The University of Chicago Press
2013 | 281pp | £17.50
In his book History of chemistry (1831), Thomas Thomson described alchemy as the ‘rude and disgraceful’ beginnings of chemistry. Unfortunately this perception of alchemy and its legacy has persisted to the present day.
In recent years, scholars have been unravelling the hugely varied and extraordinary exploits of alchemists, and have been reassessing their achievements, which span art, science and technology. To do justice to this complex discipline requires a linguist, classicist, thoroughbred chemist and psychologist, with a thirst for cultural history and, above all, a good sense of humour. Lawrence Principe has all of these characteristics and he is also a scrupulous researcher and a supremely good writer.
The secrets of alchemy is superbly produced and contains several beautifully coloured plates (some of these showing the results of Principe’s own alchemical investigations) and line illustrations.
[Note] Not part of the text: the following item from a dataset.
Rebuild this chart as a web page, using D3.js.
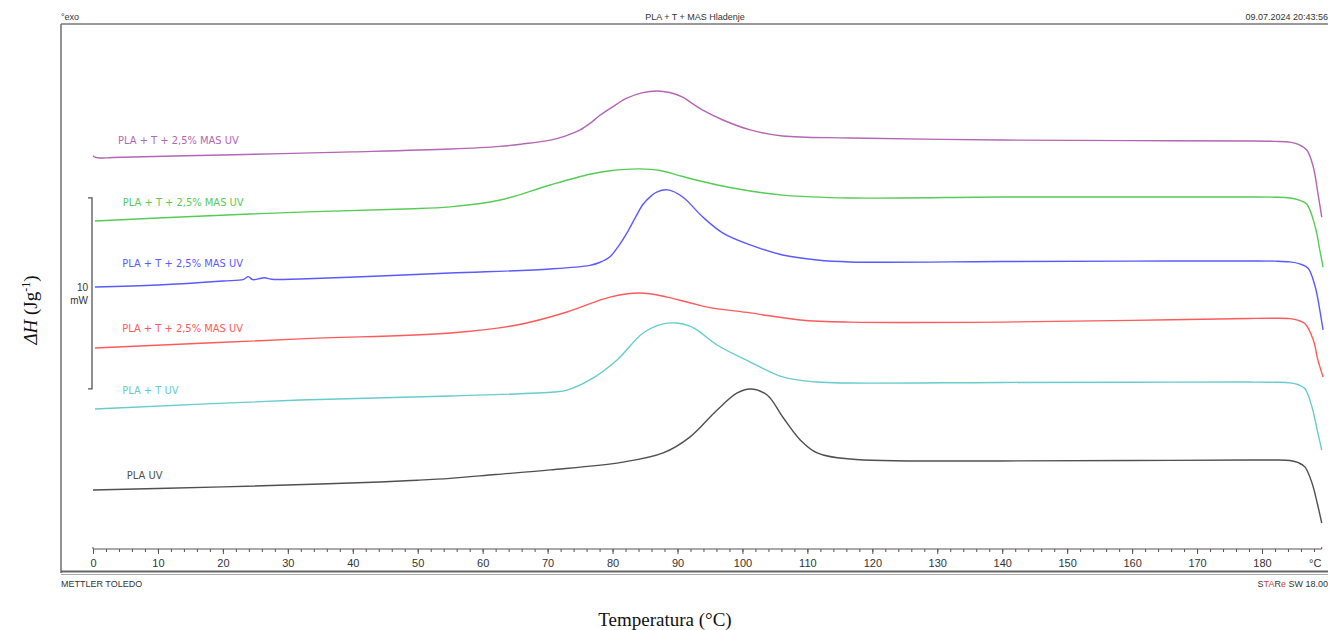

The book is divided into seven chapters, with an introduction and an epilogue, and there is an extensive bibliography and hundreds of footnotes – in short, this is a treasure trove of high quality information.
In addition to presenting traditional historical material, such as the development of alchemy through the ages via Egypt, Greece, Arabia, medieval and renaissance Europe, and its subsequent decline after the 18th century, Principe has given some attention to three areas that I found particularly interesting: in Redefinitions, revivals, and reinterpretations, he discusses the (surprising) evolution of alchemy during the past three centuries; in Unveiling the secrets he describes his own attempts to reproduce alchemical experiments (with some most perceptive observations); and in The wider worlds of chymistry he discusses the profound faith of alchemists, and how they relied on it for divine inspiration.
Principe is acutely aware of the limitations of his work: ‘There is no danger that all the secrets of alchemy have been revealed here, or in any other book. We still have much to learn, and the Noble Art still has much to teach.’ Profound words indeed.
For any self-respecting chemist or for anyone who is interested in the origins of chemistry, The secrets of alchemy is a must read – buy it now.